Alyokhina and fellow member Nadezhda Tolokonnikova were charged with hooliganism after they sneaked into a cathedral near the Kremlin and — for less than a minute — performed a “punk prayer” against Putin.
If Pussy Riot was about shock tactics, Alyokhina in “Revolution” explains the intellectual underpinnings. Putin, the piece charges, had been transforming himself into an emperor through fraudulent elections.
The Russian Orthodox Church, she charges, had become “servants of the tsar” with little to do besides selling “elite porcelain eggs and replicas of imperial-era medals.”
Pussy Riot casts itself a part of the history of revolution. Screen images shift from Eugene Delacroix’s painting “Liberty Leading the People,” the goddess triumphantly raising the French tricolor, to footage of Pussy Riot rising in Red Square to sing “Putin Has Pissed His Pants.”
Pussy Riot’s music, which earlier had the blunt force of punk, becomes more rhythmic and intense in “Revolution.” The music takes on the edge of digital hardcore groups such as Atari Teenage Riot as Pussy Riot teams up with the Russian duo Asian Women on the Telephone, whose saxophonist Nastya exhales from deep in her lungs over an energetic electronic backdrop.
Alyokhina, 28, relives her detention in a penal colony in the Ural Mountains, where she recounts being disciplined for waking up at 5:45 am instead of 5:20 am and going on a hunger strike to protest her conditions.
She ends the piece with a warning that freedom does not exist on its own — “Fight for it every day!”
As part of her defiance, Alyokhina said she plans to perform “Revolution” in Russia shortly and is not thinking about the consequences.
“We are living in the country where the secret service is ruling… for 100 years,” she said after the New York premiere of “Revolution” Friday at the National Sawdust experimental music venue.
“I think we shouldn’t play chess with them because they will win for sure,” she said. “What we can do is to be ourselves, believe in what we are doing, and love what we are doing.”
“Revolution,” which earlier toured the US West Coast, comes as Putin has risen to the forefront of US political discourse. US intelligence agencies have accused Russia of meddling in the November election, in which Donald Trump pulled off an upset victory.

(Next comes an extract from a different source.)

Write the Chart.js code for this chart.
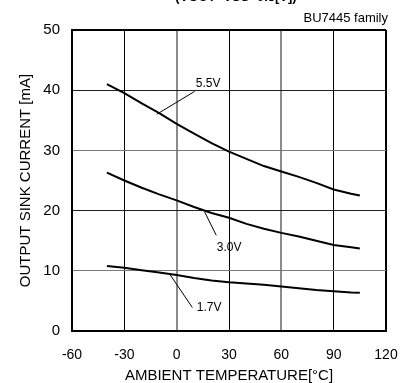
<!DOCTYPE html>
<html>
<head>
<meta charset="utf-8">
<script src="https://cdn.jsdelivr.net/npm/chart.js@4.4.0/dist/chart.umd.min.js"></script>
<style>
  html, body { margin: 0; padding: 0; background: #fff; overflow: hidden; }
  #wrap { width: 405px; height: 383px; }
</style>
</head>
<body>
<div id="wrap"><canvas id="myChart" width="405" height="383"></canvas></div>
<script>
// ambient temperature [°C]
const temps = [-40, -30, -20, -10, 0, 10, 20, 30, 40, 50, 60, 70, 80, 90, 100, 105];
// output sink current [mA]
const sink55 = [41.0, 39.5, 37.8, 36.2, 34.4, 32.8, 31.2, 29.8, 28.6, 27.4, 26.5, 25.6, 24.6, 23.5, 22.8, 22.5];
const sink30 = [26.3, 25.0, 23.8, 22.7, 21.7, 20.6, 19.6, 18.8, 17.8, 17.0, 16.3, 15.7, 15.0, 14.3, 13.9, 13.7];
const sink17 = [10.8, 10.5, 10.1, 9.7, 9.3, 8.8, 8.4, 8.1, 7.9, 7.7, 7.4, 7.1, 6.8, 6.6, 6.4, 6.35];

const xTicks = [-60, -30, 0, 30, 60, 90, 120];
const yTicks = [0, 10, 20, 30, 40, 50];

// curve labels: text, text anchor [temp, mA], leader line from / to
const curveLabels = [
    { text: '5.5V', at: [11, 41.0], from: [-11.4, 36.0], to: [10.3, 39.8] },
    { text: '3.0V', at: [23, 13.8], from: [16.0, 19.8], to: [22.7, 15.9] },
    { text: '1.7V', at: [11.5, 3.8], from: [-4.0, 9.45], to: [9.0, 3.9] }
];

const toPoints = (ys) => temps.map((t, i) => ({ x: t, y: ys[i] }));

const lineStyle = {
    borderColor: '#000',
    borderWidth: 2,
    pointRadius: 0,
    tension: 0,
    fill: false
};

const datasets = [
    Object.assign({ label: '5.5V', data: toPoints(sink55) }, lineStyle),
    Object.assign({ label: '3.0V', data: toPoints(sink30) }, lineStyle),
    Object.assign({ label: '1.7V', data: toPoints(sink17) }, lineStyle)
];
curveLabels.forEach(l => {
    datasets.push({
        label: l.text + ' leader',
        data: [{ x: l.from[0], y: l.from[1] }, { x: l.to[0], y: l.to[1] }],
        borderColor: '#000',
        borderWidth: 1,
        pointRadius: 0,
        tension: 0
    });
});

const labelPlugin = {
    id: 'curveLabels',
    afterDatasetsDraw(chart) {
        const ctx = chart.ctx;
        const xs = chart.scales.x, ys = chart.scales.y;
        ctx.save();
        ctx.fillStyle = '#000';
        ctx.font = '12px "Liberation Sans", Arial, sans-serif';
        ctx.textAlign = 'left';
        ctx.textBaseline = 'middle';
        curveLabels.forEach(l => {
            ctx.fillText(l.text, xs.getPixelForValue(l.at[0]), ys.getPixelForValue(l.at[1]));
        });
        // header texts
        ctx.font = '13px "Liberation Sans", Arial, sans-serif';
        ctx.textAlign = 'right';
        ctx.fillText('BU7445 family', chart.chartArea.right + 2, 18);
        ctx.font = 'bold 13px "Liberation Sans", Arial, sans-serif';
        ctx.textAlign = 'center';
        ctx.textBaseline = 'bottom';
        ctx.fillText('(VOUT=VSS+0.5[V])', 236, 4);
        ctx.restore();
    }
};

const xGridColor = (c) => {
    const v = c.tick && c.tick.value;
    if (v === 0 || v === 60) return '#8a8a8a';
    return '#000';
};
const xGridWidth = (c) => {
    const v = c.tick && c.tick.value;
    if (v === 0 || v === 60 || v === 120 || v === -60) return 2;
    return 1;
};
const yGridColor = (c) => {
    const v = c.tick && c.tick.value;
    if (v === 10 || v === 30) return '#7a7a7a';
    if (v === 50) return '#000';
    return '#222';
};
const yGridWidth = (c) => {
    const v = c.tick && c.tick.value;
    return (v === 50 || v === 0) ? 2 : 1;
};

const config = {
    type: 'line',
    data: { datasets: datasets },
    options: {
        responsive: false,
        animation: false,
        layout: { padding: { top: 30, right: 19, left: 0, bottom: 0 } },
        plugins: {
            legend: { display: false },
            tooltip: { enabled: false }
        },
        scales: {
            x: {
                type: 'linear',
                min: -60,
                max: 120,
                afterBuildTicks: (s) => { s.ticks = xTicks.map(v => ({ value: v })); },
                afterFit: (s) => { s.height = 52; s.paddingLeft = 0; s.paddingRight = 0; },
                grid: { color: xGridColor, lineWidth: xGridWidth, drawTicks: false },
                border: { color: '#000', width: 2 },
                ticks: {
                    color: '#000',
                    padding: 16,
                    font: { family: '"Liberation Sans", Arial, sans-serif', size: 14 }
                },
                title: {
                    display: true,
                    text: 'AMBIENT TEMPERATURE[°C]',
                    color: '#000',
                    padding: { top: 0, bottom: -2 },
                    font: { family: '"Liberation Sans", Arial, sans-serif', size: 15 }
                }
            },
            y: {
                type: 'linear',
                min: 0,
                max: 50,
                afterBuildTicks: (s) => { s.ticks = yTicks.map(v => ({ value: v })); },
                afterFit: (s) => { s.width = 72; s.paddingTop = 0; s.paddingBottom = 0; },
                grid: { color: yGridColor, lineWidth: yGridWidth, drawTicks: false },
                border: { color: '#000', width: 2 },
                ticks: {
                    color: '#000',
                    padding: 12,
                    font: { family: '"Liberation Sans", Arial, sans-serif', size: 15 }
                },
                title: {
                    display: true,
                    text: 'OUTPUT SINK CURRENT [mA]',
                    color: '#000',
                    padding: { top: 17, bottom: 0 },
                    font: { family: '"Liberation Sans", Arial, sans-serif', size: 15 }
                }
            }
        }
    },
    plugins: [labelPlugin]
};

const myChart = new Chart(document.getElementById('myChart'), config);
</script>
</body>
</html>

In a subtle nod to US protesters, Alyokhina took the stage in a trademark Pussy Riot balaclava before folding it back as if to represent cat ears — an emblem of feminist opponents of Trump, who famously boasted of getting away with grabbing women “by the pussy.”
Pussy Riot bandmate Tolokonnikova has recently gone in a different direction by turning her gaze on US rather than Russian politics. In a song and video before the election called “Make America Great Again” after Trump’s slogan, Tolokonnikova imagined a dystopian world under the tycoon’s reign with women branded like cattle.
Alyokhina was less animated about Trump, attributing his election to complacency under former president Barack Obama.
“People just kind of relaxed and thought or felt that what they had was forever,” she said.
To Americans fearing a dire erosion of freedoms under Trump, Alyokhina suggested looking at her experience in Russia to compare.
“When you have something for a long time, you sometimes forget that you have it, actually,” she said.
“And you start to be really snobbish and critique and say, ‘We’re not free!’ and so on. But come on!”